Leaving out the pictures, retype the lines from the beginning of the listing through the line containing "const skipFirst = s".

═══ Data excerpt

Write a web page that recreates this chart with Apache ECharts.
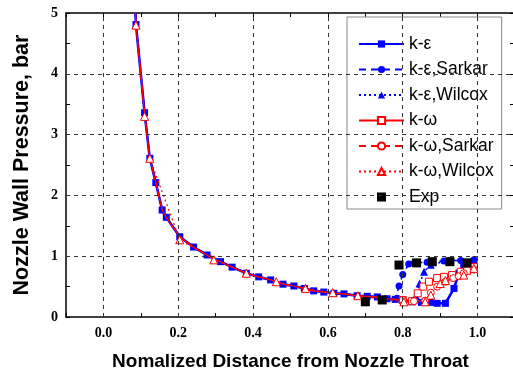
<!DOCTYPE html>
<html>
<head>
<meta charset="utf-8">
<script src="https://cdn.jsdelivr.net/npm/echarts@6/dist/echarts.min.js"></script>
<style>html,body{margin:0;padding:0;background:#fff}#c{width:513px;height:371px}</style>
</head>
<body>
<div id="c"></div>
<script>
// Shared upstream (attached-flow) part
const upX = [0.0855,0.087,0.110,0.124,0.140,0.157,0.168,0.204,0.241,0.277,0.313,0.344,0.382,0.415,0.447,0.480,0.509,0.537,0.562,0.589,0.616,0.643,0.678,0.705,0.732,0.758,0.780];
const upY = [5.00,4.81,3.36,2.61,2.21,1.76,1.64,1.32,1.15,1.02,0.91,0.82,0.72,0.66,0.61,0.54,0.51,0.47,0.43,0.41,0.39,0.38,0.35,0.34,0.33,0.30,0.29];

// Separation-region tails
const keX  = [0.800,0.825,0.850,0.874,0.892,0.914,0.937,0.950,0.963,0.975,0.990];
const keY  = [0.28,0.25,0.24,0.24,0.225,0.225,0.47,0.72,0.88,0.90,0.91];
const keSX = [0.785,0.790,0.800,0.816,0.830,0.865,0.910,0.955,0.990];
const keSY = [0.31,0.51,0.70,0.87,0.89,0.90,0.92,0.93,0.94];
const keWX = [0.800,0.825,0.835,0.845,0.857,0.875,0.923,0.990];
const keWY = [0.28,0.27,0.35,0.55,0.745,0.86,0.93,0.94];
const kwX  = [0.800,0.825,0.840,0.855,0.870,0.892,0.910,0.932,0.955,0.972,0.990];
const kwY  = [0.28,0.26,0.39,0.50,0.58,0.64,0.66,0.69,0.745,0.76,0.82];
const kwSX = [0.800,0.830,0.860,0.875,0.892,0.914,0.935,0.950,0.963,0.990];
const kwSY = [0.28,0.26,0.27,0.40,0.50,0.58,0.64,0.67,0.72,0.78];
// k-omega Wilcox full curve (its own marker positions)
const kwWX = [0.0855,0.087,0.110,0.124,0.204,0.295,0.382,0.462,0.540,0.613,0.680,0.745,0.803,0.860,0.875,0.900,0.914,0.963,0.990];
const kwWY = [5.00,4.80,3.30,2.61,1.27,0.94,0.72,0.58,0.47,0.40,0.35,0.29,0.25,0.25,0.36,0.55,0.60,0.69,0.80];
// Experiment
const expX = [0.700,0.745,0.790,0.837,0.879,0.926,0.972];
const expY = [0.25,0.28,0.855,0.89,0.91,0.91,0.89];

const xTicks = [0.0,0.2,0.4,0.6,0.8,1.0];
const yGrid = [1,2,3,4];

function pts(xs, ys){ return xs.map((x,i)=>[x, ys[i]]); }
function withUp(xs, ys){ return pts(upX, upY).concat(pts(xs, ys)); }
const nUp = upX.length;
const tailOnly = s => (v, p) => p.dataIndex >= nUp ? s : 0;
const skipFirst = s => (v, p) => p.dataIndex === 0 ? 0 : s;

const BLUE = '#0000ff', RED = '#ff0000';
const serifLbl = {fontFamily:'Liberation Serif', fontWeight:'bold', fontSize:14, color:'#000'};

const chart = echarts.init(document.getElementById('c'));
chart.setOption({
  animation: false,
  backgroundColor: '#fff',
  grid: {left: 66, right: -2, top: 13, bottom: 54, outerBoundsMode: 'none', containLabel: false},
  legend: {
    data: ['k-ε','k-ε,Sarkar','k-ε,Wilcox','k-ω','k-ω,Sarkar','k-ω,Wilcox',
      {name: 'Exp', icon: 'path://M0,4.5L0.01,4.5M18,0H27V9H18ZM44.99,4.5L45,4.5'}],
    orient: 'vertical', left: 347, top: 17,
    itemWidth: 45, itemHeight: 9, itemGap: 7.5,
    padding: [18, 8, 3, 11],
    backgroundColor: '#fff', borderColor: '#888', borderWidth: 1,
    textStyle: {fontFamily:'Liberation Sans', fontSize: 17.5, color:'#000', lineHeight: 15}
  },
  xAxis: [{
    type: 'value', min: -0.1, max: 1.1, interval: 0.1,
    name: 'Nomalized Distance from Nozzle Throat', nameLocation: 'middle', nameGap: 35,
    nameTextStyle: {fontFamily:'Liberation Sans', fontWeight:'bold', fontSize:19, color:'#000'},
    axisLine: {show: true, onZero: false, lineStyle: {color:'#000', width: 1.5}},
    axisTick: {show: true, inside: true, length: 4, lineStyle: {color:'#000'}},
    axisLabel: Object.assign({margin: 9, formatter: v => (Math.round(v*10) % 2 === 0 ? v.toFixed(1) : '')}, serifLbl),
    splitLine: {show: false}
  },{
    type: 'value', position: 'top', min: -0.1, max: 1.1, interval: 0.1,
    axisLine: {show: true, onZero: false, lineStyle: {color:'#000', width: 1.5}},
    axisTick: {show: true, inside: true, length: 4, lineStyle: {color:'#000'}},
    axisLabel: {show: false}, splitLine: {show: false}
  }],
  yAxis: [{
    type: 'value', min: 0, max: 5, interval: 1,
    name: 'Nozzle Wall Pressure, bar', nameLocation: 'middle', nameGap: 33,
    nameTextStyle: {fontFamily:'Liberation Sans', fontWeight:'bold', fontSize:21.5, color:'#000'},
    axisLine: {show: true, onZero: false, lineStyle: {color:'#000', width: 1.5}},
    axisTick: {show: true, inside: true, length: 4, lineStyle: {color:'#000'}},
    minorTick: {show: true, splitNumber: 2, length: 4, lineStyle: {color:'#000'}},
    axisLabel: Object.assign({margin: 8}, serifLbl),
    splitLine: {show: false}
  },{
    type: 'value', position: 'right', min: 0, max: 5, interval: 1,
    axisLine: {show: true, onZero: false, lineStyle: {color:'#000', width: 1.5}},
    axisTick: {show: true, inside: true, length: 5, lineStyle: {color:'#000'}},
    minorTick: {show: true, splitNumber: 2, length: 5, lineStyle: {color:'#000'}},
    axisLabel: {show: false}, splitLine: {show: false}
  }],
  series: [
    {
      type: 'line', name: 'grid', data: [], silent: true, z: 1,
      markLine: {
        silent: true, symbol: 'none', label: {show: false}, animation: false,
        lineStyle: {color: '#333', type: [4, 4], width: 1},
        data: xTicks.map(v => ({xAxis: v})).concat(yGrid.map(v => ({yAxis: v})))
      }
    },
    {
      type: 'line', name: 'k-ε', data: withUp(keX, keY), z: 3,
      symbol: 'rect', symbolSize: skipFirst(7),
      lineStyle: {color: BLUE, width: 2.6}, itemStyle: {color: BLUE}
    },
    {
      type: 'line', name: 'k-ε,Sarkar', data: withUp(keSX, keSY), z: 3,
      symbol: 'circle', symbolSize: tailOnly(7),
      lineStyle: {color: BLUE, width: 1.6, type: [7, 5]}, itemStyle: {color: BLUE}
    },
    {
      type: 'line', name: 'k-ε,Wilcox', data: withUp(keWX, keWY), z: 3,
      symbol: 'triangle', symbolSize: tailOnly(8),
      lineStyle: {color: BLUE, width: 1.6, type: [2, 3]}, itemStyle: {color: BLUE}
    },
    {
      type: 'line', name: 'k-ω', data: withUp(kwX, kwY), z: 4,
      symbol: 'rect', symbolSize: tailOnly(7),
      lineStyle: {color: RED, width: 1.2}, itemStyle: {color: '#fff', borderColor: RED, borderWidth: 1}
    },
    {
      type: 'line', name: 'k-ω,Sarkar', data: withUp(kwSX, kwSY), z: 4,
      symbol: 'circle', symbolSize: tailOnly(7),
      lineStyle: {color: RED, width: 1.2, type: [7, 5]}, itemStyle: {color: '#fff', borderColor: RED, borderWidth: 1}
    },
    {
      type: 'line', name: 'k-ω,Wilcox', data: pts(kwWX, kwWY), z: 4,
      symbol: 'triangle', symbolSize: skipFirst(8),
      lineStyle: {color: RED, width: 1.2, type: [2, 3]}, itemStyle: {color: '#fff', borderColor: RED, borderWidth: 1}
    },
    {
      type: 'scatter', name: 'Exp', data: pts(expX, expY), z: 5,
      symbol: 'rect', symbolSize: 9, itemStyle: {color: '#000', opacity: 1}
    }
  ]
});
</script>
</body>
</html>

══════

**Written answer**
Write a web page that recreates this chart with Apache ECharts.
<!DOCTYPE html>
<html>
<head>
<meta charset="utf-8">
<script src="https://cdn.jsdelivr.net/npm/echarts@6/dist/echarts.min.js"></script>
<style>html,body{margin:0;padding:0;background:#fff}#c{width:513px;height:371px}</style>
</head>
<body>
<div id="c"></div>
<script>
// Shared upstream (attached-flow) part
const upX = [0.0855,0.087,0.110,0.124,0.140,0.157,0.168,0.204,0.241,0.277,0.313,0.344,0.382,0.415,0.447,0.480,0.509,0.537,0.562,0.589,0.616,0.643,0.678,0.705,0.732,0.758,0.780];
const upY = [5.00,4.81,3.36,2.61,2.21,1.76,1.64,1.32,1.15,1.02,0.91,0.82,0.72,0.66,0.61,0.54,0.51,0.47,0.43,0.41,0.39,0.38,0.35,0.34,0.33,0.30,0.29];

// Separation-region tails
const keX  = [0.800,0.825,0.850,0.874,0.892,0.914,0.937,0.950,0.963,0.975,0.990];
const keY  = [0.28,0.25,0.24,0.24,0.225,0.225,0.47,0.72,0.88,0.90,0.91];
const keSX = [0.785,0.790,0.800,0.816,0.830,0.865,0.910,0.955,0.990];
const keSY = [0.31,0.51,0.70,0.87,0.89,0.90,0.92,0.93,0.94];
const keWX = [0.800,0.825,0.835,0.845,0.857,0.875,0.923,0.990];
const keWY = [0.28,0.27,0.35,0.55,0.745,0.86,0.93,0.94];
const kwX  = [0.800,0.825,0.840,0.855,0.870,0.892,0.910,0.932,0.955,0.972,0.990];
const kwY  = [0.28,0.26,0.39,0.50,0.58,0.64,0.66,0.69,0.745,0.76,0.82];
const kwSX = [0.800,0.830,0.860,0.875,0.892,0.914,0.935,0.950,0.963,0.990];
const kwSY = [0.28,0.26,0.27,0.40,0.50,0.58,0.64,0.67,0.72,0.78];
// k-omega Wilcox full curve (its own marker positions)
const kwWX = [0.0855,0.087,0.110,0.124,0.204,0.295,0.382,0.462,0.540,0.613,0.680,0.745,0.803,0.860,0.875,0.900,0.914,0.963,0.990];
const kwWY = [5.00,4.80,3.30,2.61,1.27,0.94,0.72,0.58,0.47,0.40,0.35,0.29,0.25,0.25,0.36,0.55,0.60,0.69,0.80];
// Experiment
const expX = [0.700,0.745,0.790,0.837,0.879,0.926,0.972];
const expY = [0.25,0.28,0.855,0.89,0.91,0.91,0.89];

const xTicks = [0.0,0.2,0.4,0.6,0.8,1.0];
const yGrid = [1,2,3,4];

function pts(xs, ys){ return xs.map((x,i)=>[x, ys[i]]); }
function withUp(xs, ys){ return pts(upX, upY).concat(pts(xs, ys)); }
const nUp = upX.length;
const tailOnly = s => (v, p) => p.dataIndex >= nUp ? s : 0;
const skipFirst = s => (v, p) => p.dataIndex === 0 ? 0 : s;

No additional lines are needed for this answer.